IBM has a customer experience framework that wraps around the customer life cycle:

  • Consumers start by researching products online (creating a challenge/opportunity for marketing in terms of when to act to influence a consumer)
  • Then they purchase a product, perhaps through a different channel
  • They use it, often using online resources when they have problems
  • They access customer service, creating an opportunity for gathering feedback
  • They may then advocate the product, meaning companies must understand and try and influence this
  • And they may be cross or up-sold, short-circuiting the purchase decision for a second product

Lots of different groups must participate in this, bringing their skills to bear on this cycle, and many different metrics must be created and monitored to see how well this is going. Obviously SPSS and Cognos customers have been using the products to do many things of relevance to this cycle. One of the keys going forward it being able to deploy customer insight into operations so that you can act on your customer decisions (leading, of course, back to decision management and IBM’s products in this area). Another is an ability to answer questions like who the best customers are, or what products cross sell well to whom – a key strength of Cognos’ Sales Analytic Application.
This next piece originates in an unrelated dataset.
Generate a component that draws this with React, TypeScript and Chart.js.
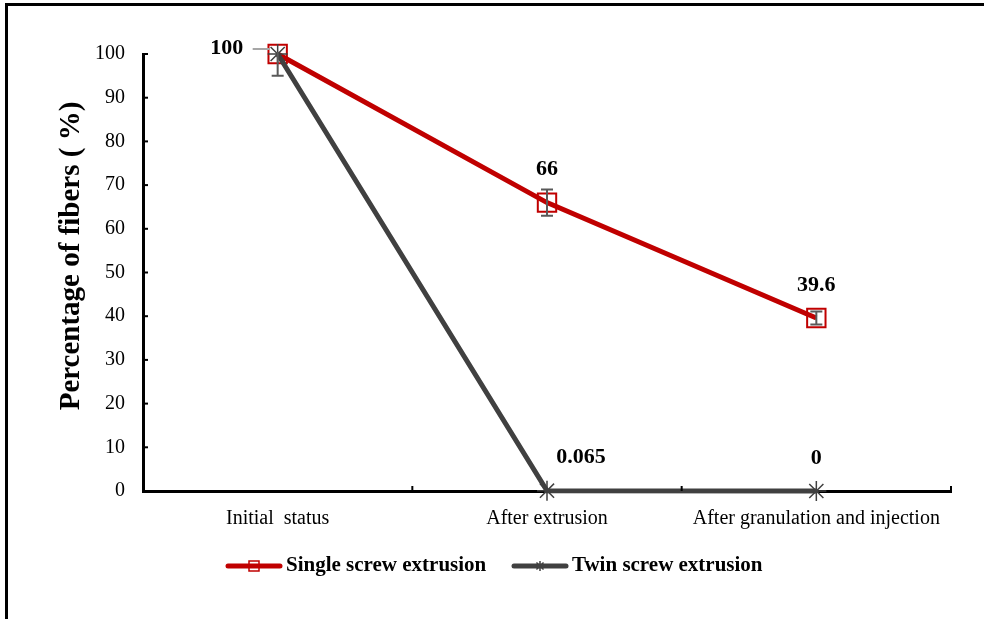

A quick demo followed to show how the Cognos Sales Analytic Application can be used with SPSS Decision Management 6. A company can use Cognos Sales Analytics to see that a product is selling poorly and use SPSS Modeler to create a predictive model to see who might be good targets to boost sales of this product. The Sales Analytic application can show which regions to target by combining current sales and predictive future sales.  SPSS Decision Management can then be used to push this model into production to help target cross-sell and up-sell offers that will drive additional sales.  This can be deployed online to drive interactions or used to generate batch lists of target customers. Finally the Cognos application can be used to view results in context to see how well these recommendations are being used. A nice summary of how to use BI and Decision Management applications together.

Social media is, of course, a hot topic in customer intimacy. SPSS has a long history in online surveys and integrating this kind of attitudinal data with interaction, descriptive and behavioral data. In the new environment social media data is also being collected alongside survey data. Analytics, especially text analytics, can be used to see who are social leaders – both promoters and detractors. This information can then be used to target by scoring people who are not social leaders against the social leader profiles being developed and combining this with typical propensity to buy scoring. IBM is also working on social network analysis – using connections between customers (calls in Telco for instance) to see who influences who. Not social media analysis but analysis of transactional data to find networks.

Customer Experience Management is a great use of Decision Management and clearly shows the value of using BI/Performance Management to analyze overall results while using Decision Management to drive better customer interactions.